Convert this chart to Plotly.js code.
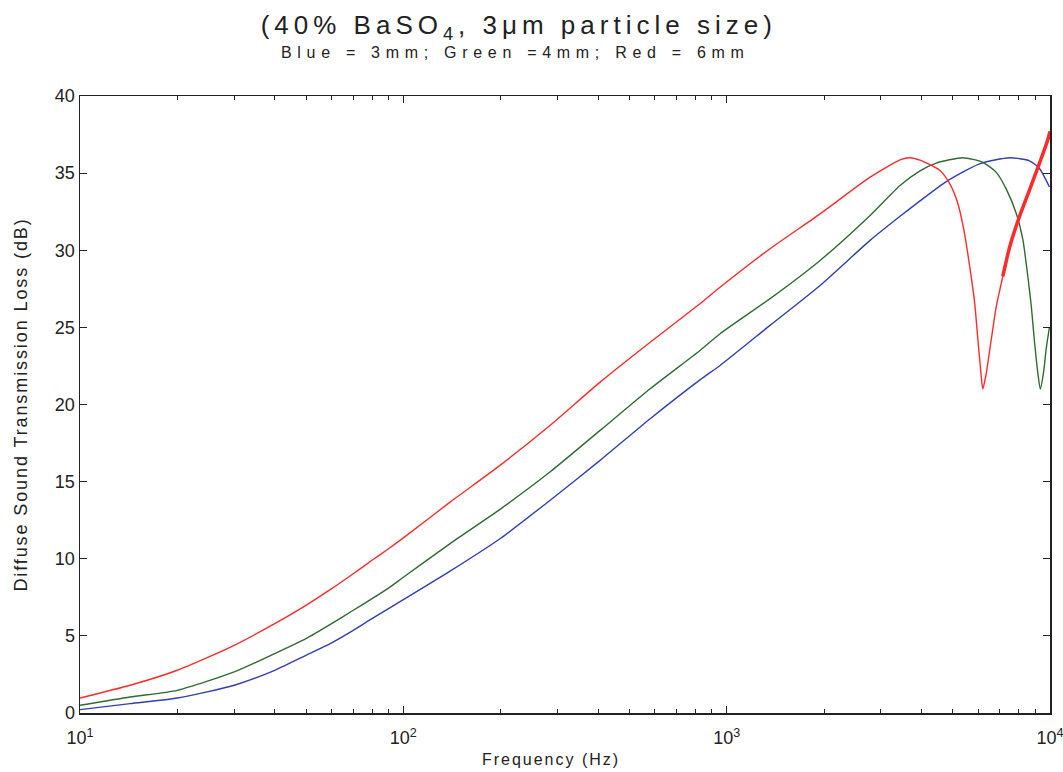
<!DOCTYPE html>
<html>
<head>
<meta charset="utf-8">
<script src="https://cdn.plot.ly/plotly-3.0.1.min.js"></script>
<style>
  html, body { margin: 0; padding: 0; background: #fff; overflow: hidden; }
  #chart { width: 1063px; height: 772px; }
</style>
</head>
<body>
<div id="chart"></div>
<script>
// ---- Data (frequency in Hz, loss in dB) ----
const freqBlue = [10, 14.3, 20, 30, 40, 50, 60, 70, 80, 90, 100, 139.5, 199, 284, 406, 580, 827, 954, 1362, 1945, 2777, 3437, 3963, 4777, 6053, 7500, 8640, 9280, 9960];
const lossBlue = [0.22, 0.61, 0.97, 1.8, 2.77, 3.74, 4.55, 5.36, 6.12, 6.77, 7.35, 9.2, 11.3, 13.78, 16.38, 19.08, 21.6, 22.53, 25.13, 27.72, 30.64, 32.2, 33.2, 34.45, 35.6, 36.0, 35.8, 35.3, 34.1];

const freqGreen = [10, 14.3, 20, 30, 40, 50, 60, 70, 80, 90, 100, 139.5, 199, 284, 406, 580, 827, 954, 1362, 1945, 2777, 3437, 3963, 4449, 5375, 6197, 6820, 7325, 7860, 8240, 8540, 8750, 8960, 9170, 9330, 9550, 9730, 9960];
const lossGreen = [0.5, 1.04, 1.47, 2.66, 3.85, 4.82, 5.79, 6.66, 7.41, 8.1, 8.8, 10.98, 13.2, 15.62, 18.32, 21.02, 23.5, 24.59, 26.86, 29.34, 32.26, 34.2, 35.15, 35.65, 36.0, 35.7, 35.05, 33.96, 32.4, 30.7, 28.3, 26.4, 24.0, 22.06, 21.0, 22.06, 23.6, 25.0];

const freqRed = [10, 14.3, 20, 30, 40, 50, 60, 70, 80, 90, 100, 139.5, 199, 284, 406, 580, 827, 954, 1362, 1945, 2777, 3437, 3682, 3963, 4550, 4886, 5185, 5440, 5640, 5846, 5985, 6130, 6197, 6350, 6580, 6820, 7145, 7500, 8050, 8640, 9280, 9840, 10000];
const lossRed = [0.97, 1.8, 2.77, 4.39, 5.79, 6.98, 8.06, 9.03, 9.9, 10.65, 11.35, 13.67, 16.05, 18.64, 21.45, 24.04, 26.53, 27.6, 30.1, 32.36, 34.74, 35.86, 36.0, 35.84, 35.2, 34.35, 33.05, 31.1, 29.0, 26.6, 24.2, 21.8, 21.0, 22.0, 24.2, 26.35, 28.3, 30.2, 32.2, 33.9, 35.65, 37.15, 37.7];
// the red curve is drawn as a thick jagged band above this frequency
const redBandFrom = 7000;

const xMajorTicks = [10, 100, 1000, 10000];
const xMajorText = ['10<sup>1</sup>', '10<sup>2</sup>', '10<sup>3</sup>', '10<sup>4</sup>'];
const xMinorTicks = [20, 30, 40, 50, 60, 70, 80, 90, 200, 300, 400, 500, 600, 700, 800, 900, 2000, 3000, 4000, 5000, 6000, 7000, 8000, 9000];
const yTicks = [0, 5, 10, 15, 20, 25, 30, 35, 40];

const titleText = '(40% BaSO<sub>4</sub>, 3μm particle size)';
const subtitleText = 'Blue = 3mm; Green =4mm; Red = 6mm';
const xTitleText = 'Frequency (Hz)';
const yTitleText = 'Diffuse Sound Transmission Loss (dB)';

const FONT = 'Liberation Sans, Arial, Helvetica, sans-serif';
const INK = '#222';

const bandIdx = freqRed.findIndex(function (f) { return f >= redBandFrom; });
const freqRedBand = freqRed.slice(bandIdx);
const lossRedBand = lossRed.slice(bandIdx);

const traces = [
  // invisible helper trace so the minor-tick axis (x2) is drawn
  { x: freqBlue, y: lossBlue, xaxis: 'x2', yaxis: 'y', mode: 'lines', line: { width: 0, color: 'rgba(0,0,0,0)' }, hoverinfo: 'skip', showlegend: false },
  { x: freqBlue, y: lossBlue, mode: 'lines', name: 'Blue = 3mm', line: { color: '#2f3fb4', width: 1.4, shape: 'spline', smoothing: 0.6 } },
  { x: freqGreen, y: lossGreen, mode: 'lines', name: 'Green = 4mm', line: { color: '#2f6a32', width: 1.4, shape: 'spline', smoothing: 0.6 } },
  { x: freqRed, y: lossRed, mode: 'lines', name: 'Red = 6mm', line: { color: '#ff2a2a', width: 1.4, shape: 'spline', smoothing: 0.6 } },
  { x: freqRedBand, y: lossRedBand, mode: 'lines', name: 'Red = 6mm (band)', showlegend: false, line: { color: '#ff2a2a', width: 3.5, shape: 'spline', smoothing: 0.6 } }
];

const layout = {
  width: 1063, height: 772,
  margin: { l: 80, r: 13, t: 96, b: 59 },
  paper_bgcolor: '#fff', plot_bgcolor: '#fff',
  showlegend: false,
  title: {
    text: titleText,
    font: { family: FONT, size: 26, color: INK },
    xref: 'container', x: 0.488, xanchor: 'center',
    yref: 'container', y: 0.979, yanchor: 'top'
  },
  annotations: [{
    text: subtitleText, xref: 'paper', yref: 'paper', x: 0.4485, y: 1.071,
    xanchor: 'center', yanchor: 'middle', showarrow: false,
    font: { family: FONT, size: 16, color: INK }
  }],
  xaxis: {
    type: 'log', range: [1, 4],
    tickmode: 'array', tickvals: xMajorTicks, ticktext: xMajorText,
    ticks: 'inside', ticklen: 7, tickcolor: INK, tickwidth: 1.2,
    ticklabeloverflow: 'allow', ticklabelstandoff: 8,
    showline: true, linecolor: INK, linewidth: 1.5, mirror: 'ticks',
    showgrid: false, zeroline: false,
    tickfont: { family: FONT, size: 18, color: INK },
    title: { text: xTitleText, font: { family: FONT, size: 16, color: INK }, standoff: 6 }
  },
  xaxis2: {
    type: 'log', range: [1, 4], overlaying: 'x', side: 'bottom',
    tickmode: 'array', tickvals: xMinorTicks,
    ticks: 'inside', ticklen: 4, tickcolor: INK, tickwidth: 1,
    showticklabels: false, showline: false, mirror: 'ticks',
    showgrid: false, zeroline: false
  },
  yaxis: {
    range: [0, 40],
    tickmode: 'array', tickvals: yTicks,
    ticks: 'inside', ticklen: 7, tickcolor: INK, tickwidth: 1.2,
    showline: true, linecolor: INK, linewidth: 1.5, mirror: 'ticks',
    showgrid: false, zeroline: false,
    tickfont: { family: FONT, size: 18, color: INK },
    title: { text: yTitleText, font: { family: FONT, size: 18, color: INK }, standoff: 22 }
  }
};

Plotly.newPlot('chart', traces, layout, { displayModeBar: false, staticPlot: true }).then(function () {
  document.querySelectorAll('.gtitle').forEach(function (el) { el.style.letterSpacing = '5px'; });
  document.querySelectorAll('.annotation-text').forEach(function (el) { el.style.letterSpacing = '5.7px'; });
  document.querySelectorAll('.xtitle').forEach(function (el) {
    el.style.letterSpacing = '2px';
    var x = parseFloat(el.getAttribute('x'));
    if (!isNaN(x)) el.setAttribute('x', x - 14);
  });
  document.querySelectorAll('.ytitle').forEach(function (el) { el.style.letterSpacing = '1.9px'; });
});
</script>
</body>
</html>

**EXERCISE DESCRIPTION**
Omit the pictures and give the material again, exactly and in full.

**FINISHED EXERCISE**
Convert this chart to Plotly.js code.
<!DOCTYPE html>
<html>
<head>
<meta charset="utf-8">
<script src="https://cdn.plot.ly/plotly-3.0.1.min.js"></script>
<style>
  html, body { margin: 0; padding: 0; background: #fff; overflow: hidden; }
  #chart { width: 1063px; height: 772px; }
</style>
</head>
<body>
<div id="chart"></div>
<script>
// ---- Data (frequency in Hz, loss in dB) ----
const freqBlue = [10, 14.3, 20, 30, 40, 50, 60, 70, 80, 90, 100, 139.5, 199, 284, 406, 580, 827, 954, 1362, 1945, 2777, 3437, 3963, 4777, 6053, 7500, 8640, 9280, 9960];
const lossBlue = [0.22, 0.61, 0.97, 1.8, 2.77, 3.74, 4.55, 5.36, 6.12, 6.77, 7.35, 9.2, 11.3, 13.78, 16.38, 19.08, 21.6, 22.53, 25.13, 27.72, 30.64, 32.2, 33.2, 34.45, 35.6, 36.0, 35.8, 35.3, 34.1];

const freqGreen = [10, 14.3, 20, 30, 40, 50, 60, 70, 80, 90, 100, 139.5, 199, 284, 406, 580, 827, 954, 1362, 1945, 2777, 3437, 3963, 4449, 5375, 6197, 6820, 7325, 7860, 8240, 8540, 8750, 8960, 9170, 9330, 9550, 9730, 9960];
const lossGreen = [0.5, 1.04, 1.47, 2.66, 3.85, 4.82, 5.79, 6.66, 7.41, 8.1, 8.8, 10.98, 13.2, 15.62, 18.32, 21.02, 23.5, 24.59, 26.86, 29.34, 32.26, 34.2, 35.15, 35.65, 36.0, 35.7, 35.05, 33.96, 32.4, 30.7, 28.3, 26.4, 24.0, 22.06, 21.0, 22.06, 23.6, 25.0];

const freqRed = [10, 14.3, 20, 30, 40, 50, 60, 70, 80, 90, 100, 139.5, 199, 284, 406, 580, 827, 954, 1362, 1945, 2777, 3437, 3682, 3963, 4550, 4886, 5185, 5440, 5640, 5846, 5985, 6130, 6197, 6350, 6580, 6820, 7145, 7500, 8050, 8640, 9280, 9840, 10000];
const lossRed = [0.97, 1.8, 2.77, 4.39, 5.79, 6.98, 8.06, 9.03, 9.9, 10.65, 11.35, 13.67, 16.05, 18.64, 21.45, 24.04, 26.53, 27.6, 30.1, 32.36, 34.74, 35.86, 36.0, 35.84, 35.2, 34.35, 33.05, 31.1, 29.0, 26.6, 24.2, 21.8, 21.0, 22.0, 24.2, 26.35, 28.3, 30.2, 32.2, 33.9, 35.65, 37.15, 37.7];
// the red curve is drawn as a thick jagged band above this frequency
const redBandFrom = 7000;

const xMajorTicks = [10, 100, 1000, 10000];
const xMajorText = ['10<sup>1</sup>', '10<sup>2</sup>', '10<sup>3</sup>', '10<sup>4</sup>'];
const xMinorTicks = [20, 30, 40, 50, 60, 70, 80, 90, 200, 300, 400, 500, 600, 700, 800, 900, 2000, 3000, 4000, 5000, 6000, 7000, 8000, 9000];
const yTicks = [0, 5, 10, 15, 20, 25, 30, 35, 40];

const titleText = '(40% BaSO<sub>4</sub>, 3μm particle size)';
const subtitleText = 'Blue = 3mm; Green =4mm; Red = 6mm';
const xTitleText = 'Frequency (Hz)';
const yTitleText = 'Diffuse Sound Transmission Loss (dB)';

const FONT = 'Liberation Sans, Arial, Helvetica, sans-serif';
const INK = '#222';

const bandIdx = freqRed.findIndex(function (f) { return f >= redBandFrom; });
const freqRedBand = freqRed.slice(bandIdx);
const lossRedBand = lossRed.slice(bandIdx);

const traces = [
  // invisible helper trace so the minor-tick axis (x2) is drawn
  { x: freqBlue, y: lossBlue, xaxis: 'x2', yaxis: 'y', mode: 'lines', line: { width: 0, color: 'rgba(0,0,0,0)' }, hoverinfo: 'skip', showlegend: false },
  { x: freqBlue, y: lossBlue, mode: 'lines', name: 'Blue = 3mm', line: { color: '#2f3fb4', width: 1.4, shape: 'spline', smoothing: 0.6 } },
  { x: freqGreen, y: lossGreen, mode: 'lines', name: 'Green = 4mm', line: { color: '#2f6a32', width: 1.4, shape: 'spline', smoothing: 0.6 } },
  { x: freqRed, y: lossRed, mode: 'lines', name: 'Red = 6mm', line: { color: '#ff2a2a', width: 1.4, shape: 'spline', smoothing: 0.6 } },
  { x: freqRedBand, y: lossRedBand, mode: 'lines', name: 'Red = 6mm (band)', showlegend: false, line: { color: '#ff2a2a', width: 3.5, shape: 'spline', smoothing: 0.6 } }
];

const layout = {
  width: 1063, height: 772,
  margin: { l: 80, r: 13, t: 96, b: 59 },
  paper_bgcolor: '#fff', plot_bgcolor: '#fff',
  showlegend: false,
  title: {
    text: titleText,
    font: { family: FONT, size: 26, color: INK },
    xref: 'container', x: 0.488, xanchor: 'center',
    yref: 'container', y: 0.979, yanchor: 'top'
  },
  annotations: [{
    text: subtitleText, xref: 'paper', yref: 'paper', x: 0.4485, y: 1.071,
    xanchor: 'center', yanchor: 'middle', showarrow: false,
    font: { family: FONT, size: 16, color: INK }
  }],
  xaxis: {
    type: 'log', range: [1, 4],
    tickmode: 'array', tickvals: xMajorTicks, ticktext: xMajorText,
    ticks: 'inside', ticklen: 7, tickcolor: INK, tickwidth: 1.2,
    ticklabeloverflow: 'allow', ticklabelstandoff: 8,
    showline: true, linecolor: INK, linewidth: 1.5, mirror: 'ticks',
    showgrid: false, zeroline: false,
    tickfont: { family: FONT, size: 18, color: INK },
    title: { text: xTitleText, font: { family: FONT, size: 16, color: INK }, standoff: 6 }
  },
  xaxis2: {
    type: 'log', range: [1, 4], overlaying: 'x', side: 'bottom',
    tickmode: 'array', tickvals: xMinorTicks,
    ticks: 'inside', ticklen: 4, tickcolor: INK, tickwidth: 1,
    showticklabels: false, showline: false, mirror: 'ticks',
    showgrid: false, zeroline: false
  },
  yaxis: {
    range: [0, 40],
    tickmode: 'array', tickvals: yTicks,
    ticks: 'inside', ticklen: 7, tickcolor: INK, tickwidth: 1.2,
    showline: true, linecolor: INK, linewidth: 1.5, mirror: 'ticks',
    showgrid: false, zeroline: false,
    tickfont: { family: FONT, size: 18, color: INK },
    title: { text: yTitleText, font: { family: FONT, size: 18, color: INK }, standoff: 22 }
  }
};

Plotly.newPlot('chart', traces, layout, { displayModeBar: false, staticPlot: true }).then(function () {
  document.querySelectorAll('.gtitle').forEach(function (el) { el.style.letterSpacing = '5px'; });
  document.querySelectorAll('.annotation-text').forEach(function (el) { el.style.letterSpacing = '5.7px'; });
  document.querySelectorAll('.xtitle').forEach(function (el) {
    el.style.letterSpacing = '2px';
    var x = parseFloat(el.getAttribute('x'));
    if (!isNaN(x)) el.setAttribute('x', x - 14);
  });
  document.querySelectorAll('.ytitle').forEach(function (el) { el.style.letterSpacing = '1.9px'; });
});
</script>
</body>
</html>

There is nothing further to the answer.